Set the listing down unchanged, minus every embedded image.

──────── DATA BLOCK ────────

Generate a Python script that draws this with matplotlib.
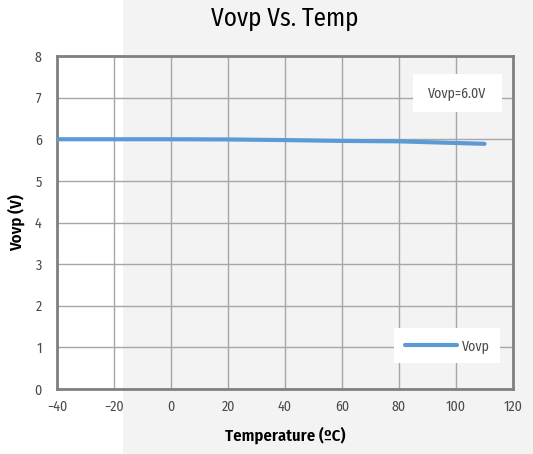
import matplotlib
matplotlib.use('Agg')
from matplotlib import pyplot as plt
from matplotlib import font_manager
from matplotlib.patches import Rectangle

# Vovp vs temperature
temps = [-40, -20, 0, 20, 40, 60, 80, 100, 110]
vovp = [6.00, 6.00, 6.00, 5.995, 5.98, 5.96, 5.95, 5.91, 5.89]
x_ticks = [-40, -20, 0, 20, 40, 60, 80, 100, 120]
y_ticks = [0, 1, 2, 3, 4, 5, 6, 7, 8]

names = {f.name for f in font_manager.fontManager.ttflist}
prefs = ['Myriad Pro Cond', 'Fira Sans Condensed', 'PT Sans Narrow', 'Roboto Condensed',
         'Liberation Sans Narrow', 'Arial Narrow']
main = next((p for p in prefs if p in names), None)
fam = [main, 'DejaVu Sans'] if main else ['DejaVu Sans']
plt.rcParams['font.family'] = fam

fig = plt.figure(figsize=(5.33, 4.54), dpi=100)
fig.patch.set_facecolor('white')
# faint watermark background
fig.patches.append(Rectangle((123 / 533, 0), 1, 1, transform=fig.transFigure,
                             facecolor='#f3f3f3', edgecolor='none', zorder=-10))

ax = fig.add_axes([57 / 533, 1 - 389 / 454, 456 / 533, 333 / 454])
ax.set_facecolor('none')
ax.plot(temps, vovp, color='#5b9bd5', linewidth=3, solid_capstyle='round', label='Vovp', zorder=3)

ax.set_xlim(-40, 120)
ax.set_ylim(0, 8)
ax.set_xticks(x_ticks)
ax.set_yticks(y_ticks)
ax.grid(True, color='#a6a6a6', linewidth=1)
ax.set_axisbelow(True)
for s in ax.spines.values():
    s.set_color('#808080')
    s.set_linewidth(2)
ax.tick_params(length=0, labelsize=10, colors='#4a4a4a', pad=8)
ax.tick_params(axis='y', pad=11)

ax.set_title('Vovp Vs. Temp', fontsize=18, pad=22, color='black')
ax.set_xlabel('Temperature (ºC)', fontsize=12, fontweight='semibold', labelpad=9)
ax.set_ylabel('Vovp (V)', fontsize=12, fontweight='semibold', labelpad=7)

# note box
ax.add_patch(Rectangle((0.781, 0.832), 0.195, 0.114, transform=ax.transAxes,
                       facecolor='white', edgecolor='none', zorder=4))
ax.text(0.877, 0.889, 'Vovp=6.0V', transform=ax.transAxes, ha='center', va='center',
        fontsize=10, color='#4a4a4a', zorder=5)

leg = ax.legend(loc='lower right', bbox_to_anchor=(0.971, 0.078), borderaxespad=0,
                fontsize=10, frameon=True, fancybox=False, handlelength=3.8,
                handletextpad=0.3, borderpad=0.75)
leg.get_frame().set_edgecolor('none')
leg.get_frame().set_facecolor('white')
leg.get_frame().set_alpha(1)
for t in leg.get_texts():
    t.set_color('#4a4a4a')

fig.savefig('out.png', dpi=100)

────────

## SOLVED EXERCISE
Generate a Python script that draws this with matplotlib.
import matplotlib
matplotlib.use('Agg')
from matplotlib import pyplot as plt
from matplotlib import font_manager
from matplotlib.patches import Rectangle

# Vovp vs temperature
temps = [-40, -20, 0, 20, 40, 60, 80, 100, 110]
vovp = [6.00, 6.00, 6.00, 5.995, 5.98, 5.96, 5.95, 5.91, 5.89]
x_ticks = [-40, -20, 0, 20, 40, 60, 80, 100, 120]
y_ticks = [0, 1, 2, 3, 4, 5, 6, 7, 8]

names = {f.name for f in font_manager.fontManager.ttflist}
prefs = ['Myriad Pro Cond', 'Fira Sans Condensed', 'PT Sans Narrow', 'Roboto Condensed',
         'Liberation Sans Narrow', 'Arial Narrow']
main = next((p for p in prefs if p in names), None)
fam = [main, 'DejaVu Sans'] if main else ['DejaVu Sans']
plt.rcParams['font.family'] = fam

fig = plt.figure(figsize=(5.33, 4.54), dpi=100)
fig.patch.set_facecolor('white')
# faint watermark background
fig.patches.append(Rectangle((123 / 533, 0), 1, 1, transform=fig.transFigure,
                             facecolor='#f3f3f3', edgecolor='none', zorder=-10))

ax = fig.add_axes([57 / 533, 1 - 389 / 454, 456 / 533, 333 / 454])
ax.set_facecolor('none')
ax.plot(temps, vovp, color='#5b9bd5', linewidth=3, solid_capstyle='round', label='Vovp', zorder=3)

ax.set_xlim(-40, 120)
ax.set_ylim(0, 8)
ax.set_xticks(x_ticks)
ax.set_yticks(y_ticks)
ax.grid(True, color='#a6a6a6', linewidth=1)
ax.set_axisbelow(True)
for s in ax.spines.values():
    s.set_color('#808080')
    s.set_linewidth(2)
ax.tick_params(length=0, labelsize=10, colors='#4a4a4a', pad=8)
ax.tick_params(axis='y', pad=11)

ax.set_title('Vovp Vs. Temp', fontsize=18, pad=22, color='black')
ax.set_xlabel('Temperature (ºC)', fontsize=12, fontweight='semibold', labelpad=9)
ax.set_ylabel('Vovp (V)', fontsize=12, fontweight='semibold', labelpad=7)

# note box
ax.add_patch(Rectangle((0.781, 0.832), 0.195, 0.114, transform=ax.transAxes,
                       facecolor='white', edgecolor='none', zorder=4))
ax.text(0.877, 0.889, 'Vovp=6.0V', transform=ax.transAxes, ha='center', va='center',
        fontsize=10, color='#4a4a4a', zorder=5)

leg = ax.legend(loc='lower right', bbox_to_anchor=(0.971, 0.078), borderaxespad=0,
                fontsize=10, frameon=True, fancybox=False, handlelength=3.8,
                handletextpad=0.3, borderpad=0.75)
leg.get_frame().set_edgecolor('none')
leg.get_frame().set_facecolor('white')
leg.get_frame().set_alpha(1)
for t in leg.get_texts():
    t.set_color('#4a4a4a')

fig.savefig('out.png', dpi=100)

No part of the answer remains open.